Letter to Congress on Project No Project
TO THE MEMBERS OF THE UNITED STATES CONGRESS:
The U.S. Chamber of Commerce, the world’s largest business federation representing the interests of more than three million businesses and organizations of every size, sector, and region, is pleased to provide you with a first-of-its-kind economic study identifying 351 stalled energy projects nationwide and the potential economic value and job creation that could occur if the projects were enabled to move forward.
Progress Denied: The Potential Economic Impact of Permitting Challenges Facing Proposed Energy Projects, produced by Steve Pociask of TeleNomic Research, LLC and Joseph P. Fuhr, Jr. of Widener University, estimates the potential loss of investment and jobs in the 351 proposed renewable, coal, natural gas, nuclear, and transmission projects in 49 states that have been delayed or cancelled due to “Not in My Back Yard” (NIMBY) activism, a broken permitting process, and a system that allows for limitless lawsuits by opponents. The study features a state-by-state analysis that details the economic output and jobs that could be created by acting on these stagnant projects. The findings are detailed on the user-friendly site www.projectnoproject.com, which features an in-depth breakdown of every stalled project.
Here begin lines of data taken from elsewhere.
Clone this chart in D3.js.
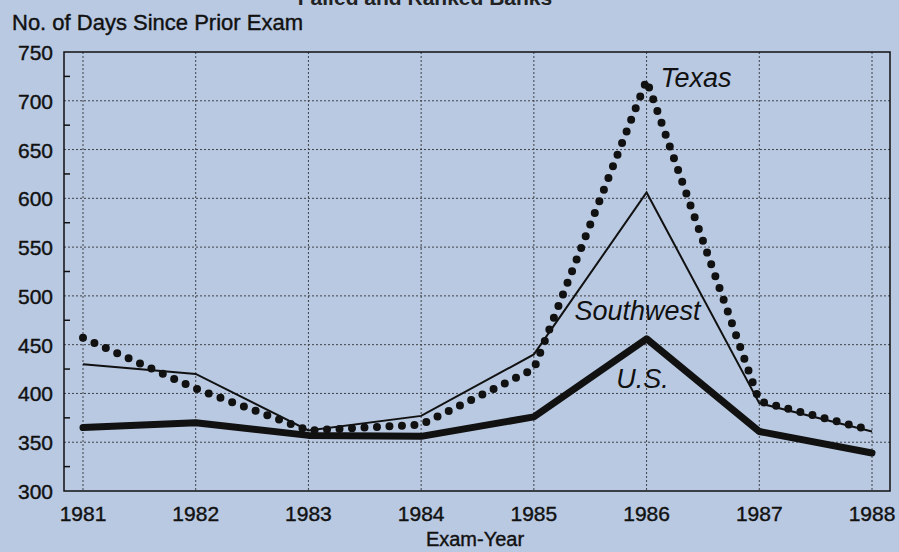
<!DOCTYPE html>
<html>
<head>
<meta charset="utf-8">
<script src="https://cdn.jsdelivr.net/npm/d3@7"></script>
<style>
  body { margin: 0; background: #b9c9e2; }
  svg { display: block; font-family: "Liberation Sans", Arial, sans-serif; }
  .lbl { stroke: #111; stroke-width: 0.4; }
</style>
</head>
<body>
<svg id="chart" width="899" height="552"></svg>
<script>
// Data
const years = [1981, 1982, 1983, 1984, 1985, 1986, 1987, 1988];
const usDays = [365, 370, 357, 356, 376, 456, 361, 339];
const southwestDays = [430, 420, 362, 377, 440, 606, 390, 361];
const texasDays = [457, 405, 362, 368, 425, 721, 392, 362];
const yTicks = [300, 350, 400, 450, 500, 550, 600, 650, 700, 750];

const svg = d3.select("#chart");

const frame = { left: 64, right: 890, top: 52, bottom: 491 };

const x = d3.scalePoint()
    .domain(years)
    .range([83, 872]);

const y = d3.scaleLinear()
    .domain([300, 750])
    .range([frame.bottom, frame.top]);

// title, cut off at the very top as in the scan
svg.append("text")
    .attr("x", 425)
    .attr("y", 5)
    .attr("text-anchor", "middle")
    .attr("font-weight", "bold")
    .attr("font-size", 21)
    .attr("fill", "#222")
    .text("Failed and Ranked Banks");

// gridlines
const grid = svg.append("g")
    .attr("stroke", "#222")
    .attr("stroke-width", 1)
    .attr("stroke-dasharray", "2 2")
    .attr("opacity", 0.8);

grid.selectAll(".hgrid")
    .data(yTicks.filter((d) => d > 300 && d < 750))
    .enter()
    .append("line")
    .attr("x1", frame.left)
    .attr("x2", frame.right)
    .attr("y1", (d) => y(d))
    .attr("y2", (d) => y(d));

grid.selectAll(".vgrid")
    .data(years)
    .enter()
    .append("line")
    .attr("x1", (d) => x(d))
    .attr("x2", (d) => x(d))
    .attr("y1", frame.top)
    .attr("y2", frame.bottom);

// frame
svg.append("rect")
    .attr("x", frame.left)
    .attr("y", frame.top)
    .attr("width", frame.right - frame.left)
    .attr("height", frame.bottom - frame.top)
    .attr("fill", "none")
    .attr("stroke", "#111")
    .attr("stroke-width", 1.5);

// minor ticks on the y axis, every 25
svg.append("g")
    .selectAll("line")
    .data(d3.range(325, 750, 50))
    .enter()
    .append("line")
    .attr("x1", frame.left)
    .attr("x2", frame.left + 6)
    .attr("y1", (d) => y(d))
    .attr("y2", (d) => y(d))
    .attr("stroke", "#111")
    .attr("stroke-width", 1.5);

// y tick labels
svg.append("g")
    .selectAll("text")
    .data(yTicks)
    .enter()
    .append("text")
    .attr("class", "lbl")
    .attr("x", 53)
    .attr("y", (d) => y(d) + 8)
    .attr("text-anchor", "end")
    .attr("font-size", 21)
    .attr("fill", "#111")
    .text((d) => d);

// x tick labels
svg.append("g")
    .selectAll("text")
    .data(years)
    .enter()
    .append("text")
    .attr("class", "lbl")
    .attr("x", (d) => x(d))
    .attr("y", 521)
    .attr("text-anchor", "middle")
    .attr("font-size", 21)
    .attr("fill", "#111")
    .text((d) => d);

// axis titles
svg.append("text")
    .attr("class", "lbl")
    .attr("x", 12)
    .attr("y", 30)
    .attr("font-size", 22)
    .attr("fill", "#111")
    .text("No. of Days Since Prior Exam");

svg.append("text")
    .attr("class", "lbl")
    .attr("x", 475)
    .attr("y", 546)
    .attr("text-anchor", "middle")
    .attr("font-size", 20)
    .attr("fill", "#111")
    .text("Exam-Year");

const line = d3.line()
    .x((d, i) => x(years[i]))
    .y((d) => y(d));

// Southwest - thin line
svg.append("path")
    .datum(southwestDays)
    .attr("d", line)
    .attr("fill", "none")
    .attr("stroke", "#111")
    .attr("stroke-width", 2);

// U.S. - heavy line
svg.append("path")
    .datum(usDays)
    .attr("d", line)
    .attr("fill", "none")
    .attr("stroke", "#111")
    .attr("stroke-width", 7)
    .attr("stroke-linejoin", "round")
    .attr("stroke-linecap", "round");

// Texas - dotted line
svg.append("path")
    .datum(texasDays)
    .attr("d", line)
    .attr("fill", "none")
    .attr("stroke", "#111")
    .attr("stroke-width", 8)
    .attr("stroke-linecap", "round")
    .attr("stroke-dasharray", "0 12.5");

// series labels
const labels = [
    { name: "Texas", year: 1986, value: 721, dx: 14, dy: 7, anchor: "start" },
    { name: "Southwest", year: 1986, value: 475, dx: -9, dy: 0, anchor: "middle" },
    { name: "U.S.", year: 1986, value: 406, dx: -4, dy: 0, anchor: "middle" }
];

svg.append("g")
    .selectAll("text")
    .data(labels)
    .enter()
    .append("text")
    .attr("x", (d) => x(d.year) + d.dx)
    .attr("y", (d) => y(d.value) + d.dy)
    .attr("text-anchor", (d) => d.anchor)
    .attr("font-style", "italic")
    .attr("font-size", 27)
    .attr("fill", "#111")
    .text((d) => d.name);
</script>
</body>
</html>
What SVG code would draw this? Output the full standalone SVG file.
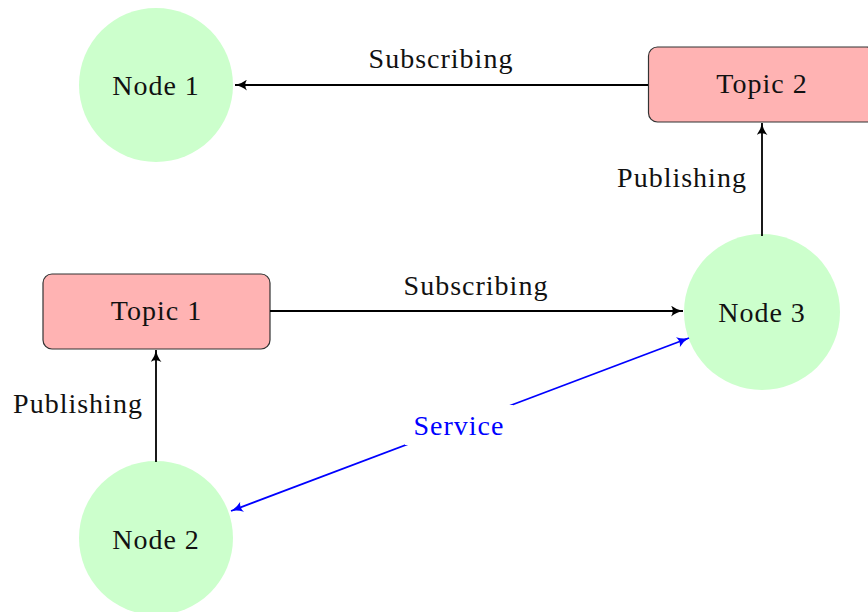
<svg xmlns="http://www.w3.org/2000/svg" width="868" height="612" viewBox="0 0 868 612">
<style>
.node{fill:#ccffcc;}
.topic{fill:#ffb3b3;stroke:#333;stroke-width:1.2;}
text{font-family:"Liberation Serif","Times New Roman",serif;font-size:28px;letter-spacing:1px;fill:#111;text-anchor:middle;dominant-baseline:central;}
.edge{fill:none;stroke:#000;stroke-width:1.8;}
.blue{stroke:#0000ff;}
</style>
<defs>
<marker id="ah" viewBox="0 0 12 10" refX="11" refY="5" markerWidth="13" markerHeight="11" markerUnits="userSpaceOnUse" orient="auto">
<path d="M0,0 Q5,4 11,5 Q5,6 0,10 Q3,5 0,0 Z" fill="#000"/>
</marker>
<marker id="ahb" viewBox="0 0 12 10" refX="11" refY="5" markerWidth="13" markerHeight="11" markerUnits="userSpaceOnUse" orient="auto-start-reverse">
<path d="M0,0 Q5,4 11,5 Q5,6 0,10 Q3,5 0,0 Z" fill="#0000ff"/>
</marker>
</defs>
<g id="node1"><circle class="node" cx="156" cy="85" r="77"/><text x="156" y="85">Node 1</text></g>
<g id="node2"><circle class="node" cx="156" cy="538" r="77"/><text x="156" y="539">Node 2</text></g>
<g id="node3"><circle class="node" cx="762" cy="312" r="78"/><text x="762" y="312">Node 3</text></g>
<g id="topic1"><rect class="topic" x="43" y="274" width="227" height="75" rx="9"/><text x="156.5" y="310">Topic 1</text></g>
<g id="topic2"><rect class="topic" x="648.5" y="47" width="227" height="75" rx="9"/><text x="762" y="83">Topic 2</text></g>
<g id="connectors">
<line class="edge" x1="648" y1="85" x2="235" y2="85" marker-end="url(#ah)"/>
<text x="441" y="58">Subscribing</text>
<line class="edge" x1="270" y1="311" x2="683" y2="311" marker-end="url(#ah)"/>
<text x="476" y="285">Subscribing</text>
<line class="edge" x1="156" y1="462" x2="156" y2="350" marker-end="url(#ah)"/>
<text x="78" y="403">Publishing</text>
<line class="edge" x1="762" y1="236" x2="762" y2="123" marker-end="url(#ah)"/>
<text x="682" y="177">Publishing</text>
<line class="edge blue" x1="231" y1="511" x2="689" y2="338" marker-start="url(#ahb)" marker-end="url(#ahb)"/>
<rect x="405" y="405" width="108" height="40" fill="#fff"/>
<text x="459" y="425" style="fill:#0000ff">Service</text>
</g>
</svg>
Among the notable findings of the study is the fact that almost half of the projects identified in the study are renewable energy projects. Other highlights include:
Investment Phase – Planning and construction of the study’s projects would generate $577 billion in direct investment and would result in an approximately $1.1 trillion increase in U.S. Gross Domestic Product (GDP). An estimated 1.9 million jobs would be required during each year of construction.
Operations Phase – Operation of the study’s projects would generate $99 billion in direct annual output and would yield $145 billion in increased GDP annually. An estimated average of 791,200 jobs would be created per year of operation.
- Total Benefits – If constructed and operated for twenty years, the study estimates a total benefit of $3.4 trillion in GDP, including $1.4 trillion in employment earnings and an additional one million jobs per year.
The Chamber recognizes that moving forward on all the projects is highly unlikely. To address that, the study includes a sensitivity analysis, which examines the jobs and economic data if only some projects were approved. For instance, Pociask and Fuhr estimate that the construction of only the largest project in each state would generate $449 billion in economic value and 572,000 annual jobs.